PSU student team takes 2nd in Cornell Cup with traffic safety device

The SAFE team, from left: Nikolas Davis, Cuc Duong, Tuan Hoang, Matthew Stehr
A team of students from Portland State University took second place this week in the Cornell Cup USA, with a traffic hazard predictor called SAFE.
SAFE, or Situational Awareness Fault?Finder Extension, is an intelligent device that could be used with bicycles, motorcycles, or automobiles, though it was created with the safety of two-wheeled travelers in mind.
The device is designed to enhance a vehicle operator's situational awareness. It tracks the movement of vehicles behind the user, monitoring their position, velocity, and acceleration.
Click here to see the SAFE team's poster.
The SAFE creators considered giving the user an overhead representation of the surrounding traffic, with color-coded alerts to signify approaching danger, but felt that that might be too distracting. Citing research that showed that people react more quickly to audio than visual cues, they decided to give the user feedback through stereo audio. 
The device sends a periodic beep to alert the user of impending accidents from the rear. It modulates the stereo, tempo, and amplitude to indicate direction and danger. For example, if a vehicle is passing to the left at a very high differential speed, the device would beep softly in the left ear. If there is an imminent rear collision, it would beep more loudly, at a quicker tempo, in both ears.
Team members Nikolas Davis, Matthew Stehr, Tuan Hoang, and Cuc Duong traveled to the Walt Disney World Resort in Lake Buena Vista, Fla., where they showcased their invention and checked out other students’ projects in an Expo-style event.
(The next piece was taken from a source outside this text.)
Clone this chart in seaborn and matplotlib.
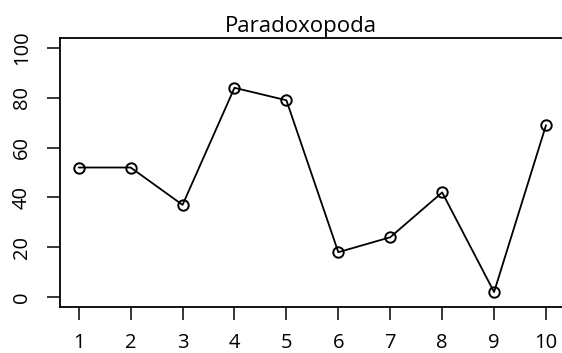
import matplotlib
matplotlib.use("Agg")
import matplotlib.pyplot as plt
import seaborn as sns
import pandas as pd

x_vals = [1, 2, 3, 4, 5, 6, 7, 8, 9, 10]
y_vals = [52, 52, 37, 84, 79, 18, 24, 42, 2, 69]
title = "Paradoxopoda"
y_ticks = [0, 20, 40, 60, 80, 100]

sns.set_style("ticks")
plt.rcParams['font.family'] = ['Open Sans', 'DejaVu Sans']

df = pd.DataFrame({"x": x_vals, "y": y_vals})

fig = plt.figure(figsize=(5.62, 3.53), dpi=100)
ax = fig.add_axes([0.1068, 0.1303, 0.898, 0.7621])
sns.lineplot(data=df, x="x", y="y", ax=ax, color="black", linewidth=1.3,
             marker="o", markersize=7.5, markerfacecolor="none",
             markeredgecolor="black", markeredgewidth=1.4)

ax.set_xlim(0.64, 10.36)
ax.set_ylim(-4, 104)
ax.set_xticks(x_vals)
ax.set_xticklabels([str(v) for v in x_vals])
ax.set_yticks(y_ticks)
ax.set_yticklabels([str(v) for v in y_ticks], rotation=90, va="center")
ax.set_xlabel("")
ax.set_ylabel("")
ax.tick_params(axis="both", direction="out", length=9.4, width=1.1,
               labelsize=14.5, color="black", labelcolor="black")
ax.tick_params(axis="x", pad=9)
ax.tick_params(axis="y", pad=11)
for s in ax.spines.values():
    s.set_visible(True)
    s.set_linewidth(1.3)
    s.set_color("black")
ax.spines["right"].set_visible(False)
ax.set_title(title, fontsize=16, pad=4, color="black", x=0.4775)

fig.savefig("out.png", dpi=100)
Among their competition was another team from PSU’s Electrical & Computer Engineering department, who also made it to the finals.
Truong Pham, Tuan Nguyen, Phuc Nguyen, Thanh Nguyen, and Thuy Tran earned a spot in the final 33 teams of the Cup with their embedded systems device, FSAT. 
FSAT, or Fitness Self-Assessment Tool, provides feedback similar to a personal trainer by analyzing body angles through captured video.
Making it to the finals was quite an accomplishment; competition in the Cornell Cup is fierce. “I was very humbled by our competition, especially our PSU sister team FSAT. They are exceptional engineers and deserve as much recognition as we do," SAFE team member Nikolas Davis said.
For Davis, the greatest takeaway from all this was the experience itself. “There was the air of a really innovative event. The examples vary wildly: a company flew in a crazy, new coffee machine prototype, which us engineering students of course opened up to peek inside. Cornell students built a Star Wars C3PO robot whose head and vision could be controlled through an Oculus Rift -- a virtual reality headset. We had a chance to listen to a motivating speech by Young Guru, the producer of most of Jay-Z's records. It was really just an event focused on appreciating and soaking in our love of engineering. Also, there's nothing quite like actually holding a giant check!”
"The bottom line is that this was an event designed to encourage young engineers to risk failure in order to be creative. With grades being so important for students, creativity is quashed. Motivating students to take chances and experiment more with rigorous ideas will be a great source of future innovation," Davis said.
Mark Faust, an assistant professor in the department of electrical & computer engineering at PSU, traveled to the event as an advisor to the students along with another PSU professor, Marek Perkowski. 
“The students put in a phenomenal amount of work and preparation,” Faust said. He has run the department's capstone course for the past eleven years, says that the amount of work students put into their Cornell Cup projects is roughly twice the amount of work it takes for an average capstone project, and that it was great to see the students get recognition for it.
This was Faust’s second time attending the competition. He accompanied another PSU team to the inaugural Cornell Cup in 2011, which took first place with a Prescription Drug Identification Device
“To do well in the Cup you really have to have a combination of a good project, well executed and not trivial, but you also have to do a pretty good job of explaining it,” Faust said. Entrants not only demo their project to a panel of judges, but they must do it in a fixed amount of time; an otherwise successful project might be bypassed if the presentation isn’t succinct and clear.
“One of the beautiful things about the contest is that for two days you’re demoing and discussing your project to anyone who stops by your table. So it’s not just the judges but other teams and faculty as well… the whole event is set up to celebrate this notion of innovation in engineering,” Faust said.
The Cornell Cup USA, presented by Intel and hosted by Cornell University, is an annual college-level embedded design competition. The contest was created to empower student teams to become the inventors of the newest innovative applications of embedded technology.